Après un an d'expertises cliniques, un article sur 18 cas est paru dans la revue Journal of Trace Elements in Medicine in Biology[1].

Corrosion de la soudure de l’implant

L’implant Essure® mesure quelques centimètres et ressemble à un petit ressort. Une fois déployé à l’intérieur de la trompe de Fallope, il a pour but de créer une inflammation pour la boucher. Il provoque une fibrose, destinée à bloquer l’accès des ovules et des spermatozoïdes. Les tests préalables à la commercialisation avaient démontré que la fibrose entourant l’implant l’empêcherait de bouger. Mais l’entreprise pharmaceutique n’avait pas étudié la tenue mécanique de la soudure du ressort en argent-étain.

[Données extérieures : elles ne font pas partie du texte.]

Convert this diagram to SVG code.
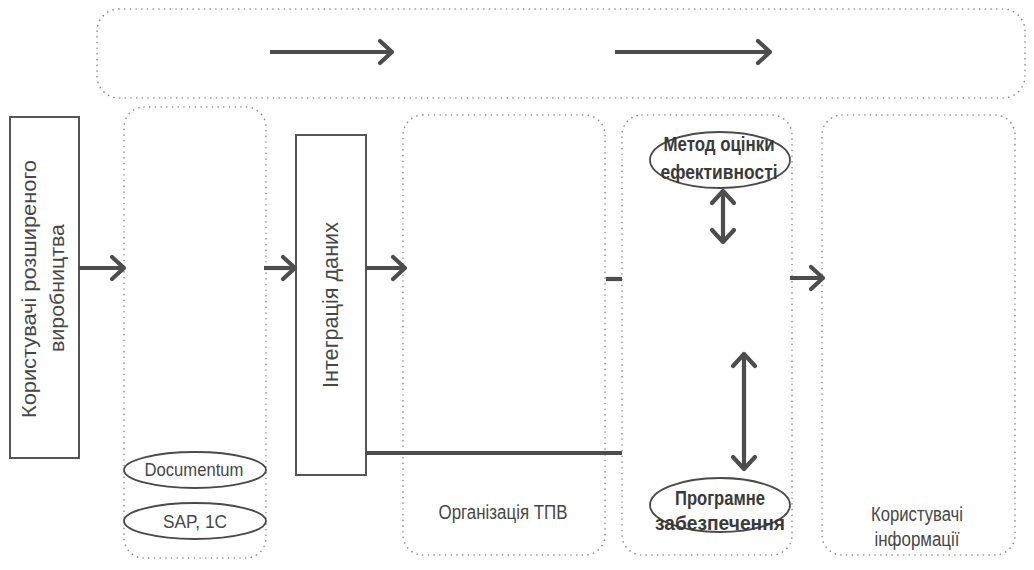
<svg xmlns="http://www.w3.org/2000/svg" width="1034" height="570" viewBox="0 0 1034 570">
<defs>
<style>
.dot{fill:none;stroke:#8c8c8c;stroke-width:1.6;stroke-dasharray:0.1 5.6;stroke-linecap:round}
.box{fill:#fff;stroke:#555;stroke-width:2}
.ell{fill:#fff;stroke:#4a4a4a;stroke-width:1.8}
.arr{fill:none;stroke:#4d4d4d;stroke-width:4.2;stroke-linecap:butt}
.t{font-family:"Liberation Sans",Arial,sans-serif;fill:#474747;text-anchor:middle}
.b{font-family:"Liberation Sans",Arial,sans-serif;fill:#3a3a3a;font-weight:bold;text-anchor:middle}
</style>
<marker id="ah" viewBox="-16 -15 19 30" refX="0" refY="0" markerWidth="19" markerHeight="30" markerUnits="userSpaceOnUse" orient="auto-start-reverse">
<path d="M-12,-11 L0,0 L-12,11" fill="none" stroke="#4d4d4d" stroke-width="4.2" stroke-linecap="round" stroke-linejoin="round"/>
</marker>
</defs>
<rect width="1034" height="570" fill="#fff"/>

<g id="top-bar"><rect class="dot" x="97" y="9" width="928" height="89" rx="22"/></g>

<g id="users-extended">
<rect class="box" x="10" y="117" width="69" height="341"/>
<text class="t" font-size="21" transform="translate(36,289) rotate(-90)" x="0" y="0" textLength="258" lengthAdjust="spacingAndGlyphs">Користувачі розширеного</text>
<text class="t" font-size="21" transform="translate(64,288) rotate(-90)" x="0" y="0" textLength="128" lengthAdjust="spacingAndGlyphs">виробництва</text>
</g>

<g id="col-systems">
<rect class="dot" x="124" y="107" width="142" height="451" rx="20"/>
<ellipse class="ell" cx="195" cy="470" rx="71" ry="18"/>
<text class="t" font-size="19" x="194" y="476" textLength="99" lengthAdjust="spacingAndGlyphs">Documentum</text>
<ellipse class="ell" cx="195" cy="521" rx="71" ry="18"/>
<text class="t" font-size="19" x="195" y="528" textLength="64" lengthAdjust="spacingAndGlyphs">SAP, 1C</text>
</g>

<g id="integration">
<rect class="box" x="296" y="135" width="70" height="340"/>
<text class="t" font-size="22" transform="translate(338,305) rotate(-90)" x="0" y="0" textLength="166" lengthAdjust="spacingAndGlyphs">Інтеграція даних</text>
</g>

<g id="col-organization">
<rect class="dot" x="403" y="115" width="202" height="440" rx="20"/>
<text class="t" font-size="20" x="503" y="519" textLength="129" lengthAdjust="spacingAndGlyphs">Організація ТПВ</text>
</g>

<g id="col-methods">
<rect class="dot" x="622" y="115" width="170" height="440" rx="20"/>
<g id="method">
<ellipse class="ell" cx="720" cy="160" rx="70" ry="28"/>
<text class="b" font-size="20" x="719" y="151" textLength="111" lengthAdjust="spacingAndGlyphs">Метод оцінки</text>
<text class="b" font-size="20" x="719" y="179" textLength="117" lengthAdjust="spacingAndGlyphs">ефективності</text>
</g>
<g id="software">
<ellipse class="ell" cx="720" cy="505" rx="70" ry="27"/>
<text class="b" font-size="20" x="720" y="505" textLength="90" lengthAdjust="spacingAndGlyphs">Програмне</text>
<text class="b" font-size="20" x="720" y="530" textLength="130" lengthAdjust="spacingAndGlyphs">забезпечення</text>
</g>
</g>

<g id="col-info-users">
<rect class="dot" x="822" y="115" width="193" height="440" rx="20"/>
<text class="t" font-size="20" x="917" y="521" textLength="92" lengthAdjust="spacingAndGlyphs">Користувачі</text>
<text class="t" font-size="20" x="917" y="546" textLength="85" lengthAdjust="spacingAndGlyphs">інформації</text>
</g>

<g id="connectors">
<line class="arr" x1="270" y1="52" x2="392" y2="52" marker-end="url(#ah)"/>
<line class="arr" x1="615" y1="52" x2="770" y2="52" marker-end="url(#ah)"/>
<line class="arr" x1="79" y1="268" x2="124" y2="268" marker-end="url(#ah)"/>
<line class="arr" x1="264" y1="268" x2="295" y2="268" marker-end="url(#ah)"/>
<line class="arr" x1="366" y1="268" x2="405" y2="268" marker-end="url(#ah)"/>
<line class="arr" x1="606" y1="279" x2="622" y2="279"/>
<line class="arr" x1="366" y1="453" x2="622" y2="453"/>
<line class="arr" x1="790" y1="278" x2="823" y2="278" marker-end="url(#ah)"/>
<line class="arr" x1="723" y1="191" x2="723" y2="242" marker-start="url(#ah)" marker-end="url(#ah)"/>
<line class="arr" x1="744" y1="354" x2="744" y2="469" marker-start="url(#ah)" marker-end="url(#ah)"/>
</g>
</svg>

Lors de son expertise, effectuée avec le laboratoire Minapath, l’équipe d’Ana Maria Trunfio Sfarghiu a remarqué la corrosion de cette soudure, avec une diffusion des particules d’étain dans le corps des femmes. « Nous avons réalisé l’étude sur une quarantaine de femmes. Et nous avons retrouvé de l’étain chez toutes ces patientes », souligne la chercheuse.

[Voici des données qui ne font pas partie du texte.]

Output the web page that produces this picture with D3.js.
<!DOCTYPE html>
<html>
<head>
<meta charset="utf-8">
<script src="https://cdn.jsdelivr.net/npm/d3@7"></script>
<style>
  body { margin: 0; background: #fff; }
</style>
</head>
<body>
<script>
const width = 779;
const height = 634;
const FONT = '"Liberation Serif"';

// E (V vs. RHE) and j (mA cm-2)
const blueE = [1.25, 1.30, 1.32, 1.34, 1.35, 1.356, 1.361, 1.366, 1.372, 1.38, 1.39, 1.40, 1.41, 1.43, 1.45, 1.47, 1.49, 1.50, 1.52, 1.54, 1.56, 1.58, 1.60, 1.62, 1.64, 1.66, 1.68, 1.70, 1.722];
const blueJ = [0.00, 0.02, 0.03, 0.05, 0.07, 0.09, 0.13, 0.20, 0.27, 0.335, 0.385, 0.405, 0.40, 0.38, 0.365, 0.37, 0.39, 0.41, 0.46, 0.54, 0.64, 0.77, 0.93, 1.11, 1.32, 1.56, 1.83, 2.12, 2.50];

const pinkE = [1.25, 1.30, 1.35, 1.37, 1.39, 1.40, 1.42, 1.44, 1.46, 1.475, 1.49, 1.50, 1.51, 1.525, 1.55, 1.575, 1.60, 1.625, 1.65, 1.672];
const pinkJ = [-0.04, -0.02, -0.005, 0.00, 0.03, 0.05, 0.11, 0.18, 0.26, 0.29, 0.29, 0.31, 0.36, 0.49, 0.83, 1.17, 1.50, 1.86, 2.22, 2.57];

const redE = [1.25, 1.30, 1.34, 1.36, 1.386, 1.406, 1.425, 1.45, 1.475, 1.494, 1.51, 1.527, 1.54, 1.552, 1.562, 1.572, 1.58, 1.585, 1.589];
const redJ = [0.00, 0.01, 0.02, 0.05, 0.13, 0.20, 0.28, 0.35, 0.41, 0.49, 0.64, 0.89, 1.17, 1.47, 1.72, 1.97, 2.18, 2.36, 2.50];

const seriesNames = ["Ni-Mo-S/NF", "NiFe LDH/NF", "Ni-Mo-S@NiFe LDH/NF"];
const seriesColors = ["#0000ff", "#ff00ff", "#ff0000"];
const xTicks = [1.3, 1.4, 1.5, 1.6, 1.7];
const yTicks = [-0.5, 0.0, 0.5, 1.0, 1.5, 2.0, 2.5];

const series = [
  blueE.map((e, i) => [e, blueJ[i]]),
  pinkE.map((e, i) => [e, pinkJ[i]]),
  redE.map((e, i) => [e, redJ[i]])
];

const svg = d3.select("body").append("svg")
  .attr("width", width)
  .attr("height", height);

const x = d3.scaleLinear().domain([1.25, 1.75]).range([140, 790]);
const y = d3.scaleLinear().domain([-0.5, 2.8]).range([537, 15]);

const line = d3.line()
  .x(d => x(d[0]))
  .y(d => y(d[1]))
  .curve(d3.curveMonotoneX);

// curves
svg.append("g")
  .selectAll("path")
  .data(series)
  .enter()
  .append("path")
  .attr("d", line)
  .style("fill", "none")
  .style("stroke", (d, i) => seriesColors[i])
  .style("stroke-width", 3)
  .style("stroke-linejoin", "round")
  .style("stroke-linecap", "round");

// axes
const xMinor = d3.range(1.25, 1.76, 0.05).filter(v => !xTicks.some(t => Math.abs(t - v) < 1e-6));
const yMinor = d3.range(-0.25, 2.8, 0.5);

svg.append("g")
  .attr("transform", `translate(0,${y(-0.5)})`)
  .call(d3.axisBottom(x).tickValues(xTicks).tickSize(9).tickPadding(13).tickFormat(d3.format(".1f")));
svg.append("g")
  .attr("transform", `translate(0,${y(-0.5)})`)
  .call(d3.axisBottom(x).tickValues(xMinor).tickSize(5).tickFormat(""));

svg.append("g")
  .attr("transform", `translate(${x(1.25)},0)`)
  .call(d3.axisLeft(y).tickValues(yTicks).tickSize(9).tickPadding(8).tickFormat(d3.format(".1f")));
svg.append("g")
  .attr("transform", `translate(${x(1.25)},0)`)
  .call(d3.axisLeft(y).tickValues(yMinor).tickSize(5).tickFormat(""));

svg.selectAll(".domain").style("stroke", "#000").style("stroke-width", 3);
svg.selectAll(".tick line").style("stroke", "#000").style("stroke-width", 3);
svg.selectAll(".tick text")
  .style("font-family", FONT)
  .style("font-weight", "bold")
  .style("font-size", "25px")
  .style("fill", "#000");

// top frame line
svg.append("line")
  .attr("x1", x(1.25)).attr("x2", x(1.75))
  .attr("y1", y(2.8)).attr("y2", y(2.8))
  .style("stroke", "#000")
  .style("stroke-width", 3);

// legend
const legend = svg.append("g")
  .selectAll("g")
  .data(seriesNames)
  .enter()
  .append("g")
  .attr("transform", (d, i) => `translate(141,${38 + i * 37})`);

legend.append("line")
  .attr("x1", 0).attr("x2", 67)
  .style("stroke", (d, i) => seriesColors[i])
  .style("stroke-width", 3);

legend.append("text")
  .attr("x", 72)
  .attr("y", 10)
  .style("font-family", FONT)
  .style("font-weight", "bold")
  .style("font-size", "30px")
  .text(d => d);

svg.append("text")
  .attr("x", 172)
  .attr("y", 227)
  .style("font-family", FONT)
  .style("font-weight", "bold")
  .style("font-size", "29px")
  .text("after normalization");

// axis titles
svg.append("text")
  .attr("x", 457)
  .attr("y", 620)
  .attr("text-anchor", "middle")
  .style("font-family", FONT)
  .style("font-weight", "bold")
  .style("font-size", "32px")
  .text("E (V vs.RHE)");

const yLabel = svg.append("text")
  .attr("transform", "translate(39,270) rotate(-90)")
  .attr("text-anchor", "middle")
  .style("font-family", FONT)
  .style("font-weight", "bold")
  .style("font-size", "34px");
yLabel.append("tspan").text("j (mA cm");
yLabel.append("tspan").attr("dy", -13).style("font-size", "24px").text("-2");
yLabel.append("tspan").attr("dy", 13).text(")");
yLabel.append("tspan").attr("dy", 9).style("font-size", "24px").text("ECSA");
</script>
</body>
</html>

La corrosion de cette soudure a plusieurs conséquences possibles. « Quand il se détériore, l’implant peut migrer dans tout le bassin : c’est comme une aiguille qui traverse le corps sans que l’on sache où elle va s’arrêter. Les chirurgiens qui doivent opérer pour le retirer décrivent des opérations similaires à celles de la médecine de guerre, quand le patient est traversé par une balle ! »

Toxicité de l’organoétain

Par ailleurs, si l’étain n’est pas très toxique pour l’organisme quand on l’ingère, il peut en revanche s’associer avec des éléments organiques s’il passe dans le sang. « Lorsque l’étain se retrouve associé à un atome de carbone, il devient de l’organoétain, qui est un neurotoxique », précise la spécialiste.

 
Lorsque l’étain se retrouve associé à un atome de carbone, il devient de l’organoétain, qui est un neurotoxique. Ana Maria Trunfio Sfarghiu
 

Cet organoétain peut migrer au cerveau et provoquer des symptômes semblables à ceux retrouvés chez les patientes porteuses d’implants Essure®, estime la chercheuse. « Pour le moment, nous n’avons pas assez de données pour dire qu’on trouve de l’organoétain sur toutes les femmes. Il faudrait faire une étude plus poussée pour savoir s’il peut migrer jusqu’au cerveau. Depuis 2 ans, nous essayons d’obtenir des financements académiques pour poursuivre nos recherches, en vain jusqu’à présent. Les instances académiques et politiques semblent avoir un peu peur de nos résultats », déplore Ana Maria Trunfio Sfarghiu.

 
Depuis 2 ans, nous essayons d’obtenir des financements académiques pour poursuivre nos recherches, en vain jusqu’à présent. Ana Maria Trunfio Sfarghiu
 

Pour elle, « la manière dont cet implant a été mis sur le marché pose problème. L’implant a été conçu pour créer une inflammation locale, or c’est difficile de contrôler une inflammation. Certaines femmes se voient retirer tout l’utérus et les ovaires pour régler les problèmes liés à l’implant ! », s’insurge-t-elle.

Préjudice reconnu aux États-Unis

Les recherches de son équipe ont permis à des victimes américaines de faire reconnaître leur préjudice aux États-Unis. « Mais en France, le préjudice des femmes lié à la défectuosité de ces implants n’est pas encore reconnu », glisse la chercheuse.

 
En France, le préjudice des femmes lié à la défectuosité de ces implants n’est pas encore reconnu. Ana Maria Trunfio Sfarghiu
 

Elle rappelle qu’Essure® a été retiré du marché en 2017 pour cause de non-rentabilité et non parce qu’il était dangereux. « Il ne faudrait pas mettre sur le marché un implant qui crée une inflammation, surtout si on a une solution chirurgicale alternative, qui est une ligature de trompes », considère-t-elle.